§ **TASK**:
Retype the material in full, keeping every word the same.

----

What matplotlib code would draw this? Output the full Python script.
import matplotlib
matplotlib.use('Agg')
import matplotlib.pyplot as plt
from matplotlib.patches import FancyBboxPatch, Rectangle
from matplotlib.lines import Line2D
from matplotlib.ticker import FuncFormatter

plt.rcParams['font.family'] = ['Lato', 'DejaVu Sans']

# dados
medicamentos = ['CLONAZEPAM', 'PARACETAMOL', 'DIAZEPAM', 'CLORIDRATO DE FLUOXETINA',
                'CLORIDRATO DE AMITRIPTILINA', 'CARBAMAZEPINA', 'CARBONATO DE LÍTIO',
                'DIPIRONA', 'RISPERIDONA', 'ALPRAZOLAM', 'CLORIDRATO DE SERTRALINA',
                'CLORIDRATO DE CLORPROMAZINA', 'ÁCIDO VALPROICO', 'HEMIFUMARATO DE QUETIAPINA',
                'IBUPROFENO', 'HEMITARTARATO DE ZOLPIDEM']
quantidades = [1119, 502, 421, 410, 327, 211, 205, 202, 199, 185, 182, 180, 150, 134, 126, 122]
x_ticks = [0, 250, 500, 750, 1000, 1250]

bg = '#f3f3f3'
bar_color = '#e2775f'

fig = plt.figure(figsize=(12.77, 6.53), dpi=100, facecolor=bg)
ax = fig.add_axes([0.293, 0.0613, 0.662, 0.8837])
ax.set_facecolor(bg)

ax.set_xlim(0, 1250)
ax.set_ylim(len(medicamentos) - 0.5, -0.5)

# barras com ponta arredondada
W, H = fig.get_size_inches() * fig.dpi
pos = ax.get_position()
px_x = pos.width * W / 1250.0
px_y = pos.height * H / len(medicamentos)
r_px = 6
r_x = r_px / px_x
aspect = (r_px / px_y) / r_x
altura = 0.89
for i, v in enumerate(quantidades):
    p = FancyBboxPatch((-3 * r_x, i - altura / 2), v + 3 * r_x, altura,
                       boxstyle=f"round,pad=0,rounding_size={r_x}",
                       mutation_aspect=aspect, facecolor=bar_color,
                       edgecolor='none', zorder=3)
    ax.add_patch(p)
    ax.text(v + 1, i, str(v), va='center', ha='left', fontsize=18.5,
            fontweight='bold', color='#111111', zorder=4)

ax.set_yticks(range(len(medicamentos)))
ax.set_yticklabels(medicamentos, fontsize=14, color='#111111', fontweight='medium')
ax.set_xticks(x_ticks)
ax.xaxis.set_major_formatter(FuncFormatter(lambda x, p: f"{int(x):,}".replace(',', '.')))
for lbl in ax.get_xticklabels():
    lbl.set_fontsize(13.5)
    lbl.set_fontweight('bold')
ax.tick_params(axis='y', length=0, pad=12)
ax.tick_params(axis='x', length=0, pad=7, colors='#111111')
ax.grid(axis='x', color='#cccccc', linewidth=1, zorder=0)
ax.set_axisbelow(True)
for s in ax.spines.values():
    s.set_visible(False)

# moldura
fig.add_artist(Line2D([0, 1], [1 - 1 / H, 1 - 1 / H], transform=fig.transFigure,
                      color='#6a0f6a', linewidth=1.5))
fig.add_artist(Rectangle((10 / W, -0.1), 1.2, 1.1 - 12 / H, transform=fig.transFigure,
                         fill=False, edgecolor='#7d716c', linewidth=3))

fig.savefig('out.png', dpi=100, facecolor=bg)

----

§ **THE REPLY**:
What matplotlib code would draw this? Output the full Python script.
import matplotlib
matplotlib.use('Agg')
import matplotlib.pyplot as plt
from matplotlib.patches import FancyBboxPatch, Rectangle
from matplotlib.lines import Line2D
from matplotlib.ticker import FuncFormatter

plt.rcParams['font.family'] = ['Lato', 'DejaVu Sans']

# dados
medicamentos = ['CLONAZEPAM', 'PARACETAMOL', 'DIAZEPAM', 'CLORIDRATO DE FLUOXETINA',
                'CLORIDRATO DE AMITRIPTILINA', 'CARBAMAZEPINA', 'CARBONATO DE LÍTIO',
                'DIPIRONA', 'RISPERIDONA', 'ALPRAZOLAM', 'CLORIDRATO DE SERTRALINA',
                'CLORIDRATO DE CLORPROMAZINA', 'ÁCIDO VALPROICO', 'HEMIFUMARATO DE QUETIAPINA',
                'IBUPROFENO', 'HEMITARTARATO DE ZOLPIDEM']
quantidades = [1119, 502, 421, 410, 327, 211, 205, 202, 199, 185, 182, 180, 150, 134, 126, 122]
x_ticks = [0, 250, 500, 750, 1000, 1250]

bg = '#f3f3f3'
bar_color = '#e2775f'

fig = plt.figure(figsize=(12.77, 6.53), dpi=100, facecolor=bg)
ax = fig.add_axes([0.293, 0.0613, 0.662, 0.8837])
ax.set_facecolor(bg)

ax.set_xlim(0, 1250)
ax.set_ylim(len(medicamentos) - 0.5, -0.5)

# barras com ponta arredondada
W, H = fig.get_size_inches() * fig.dpi
pos = ax.get_position()
px_x = pos.width * W / 1250.0
px_y = pos.height * H / len(medicamentos)
r_px = 6
r_x = r_px / px_x
aspect = (r_px / px_y) / r_x
altura = 0.89
for i, v in enumerate(quantidades):
    p = FancyBboxPatch((-3 * r_x, i - altura / 2), v + 3 * r_x, altura,
                       boxstyle=f"round,pad=0,rounding_size={r_x}",
                       mutation_aspect=aspect, facecolor=bar_color,
                       edgecolor='none', zorder=3)
    ax.add_patch(p)
    ax.text(v + 1, i, str(v), va='center', ha='left', fontsize=18.5,
            fontweight='bold', color='#111111', zorder=4)

ax.set_yticks(range(len(medicamentos)))
ax.set_yticklabels(medicamentos, fontsize=14, color='#111111', fontweight='medium')
ax.set_xticks(x_ticks)
ax.xaxis.set_major_formatter(FuncFormatter(lambda x, p: f"{int(x):,}".replace(',', '.')))
for lbl in ax.get_xticklabels():
    lbl.set_fontsize(13.5)
    lbl.set_fontweight('bold')
ax.tick_params(axis='y', length=0, pad=12)
ax.tick_params(axis='x', length=0, pad=7, colors='#111111')
ax.grid(axis='x', color='#cccccc', linewidth=1, zorder=0)
ax.set_axisbelow(True)
for s in ax.spines.values():
    s.set_visible(False)

# moldura
fig.add_artist(Line2D([0, 1], [1 - 1 / H, 1 - 1 / H], transform=fig.transFigure,
                      color='#6a0f6a', linewidth=1.5))
fig.add_artist(Rectangle((10 / W, -0.1), 1.2, 1.1 - 12 / H, transform=fig.transFigure,
                         fill=False, edgecolor='#7d716c', linewidth=3))

fig.savefig('out.png', dpi=100, facecolor=bg)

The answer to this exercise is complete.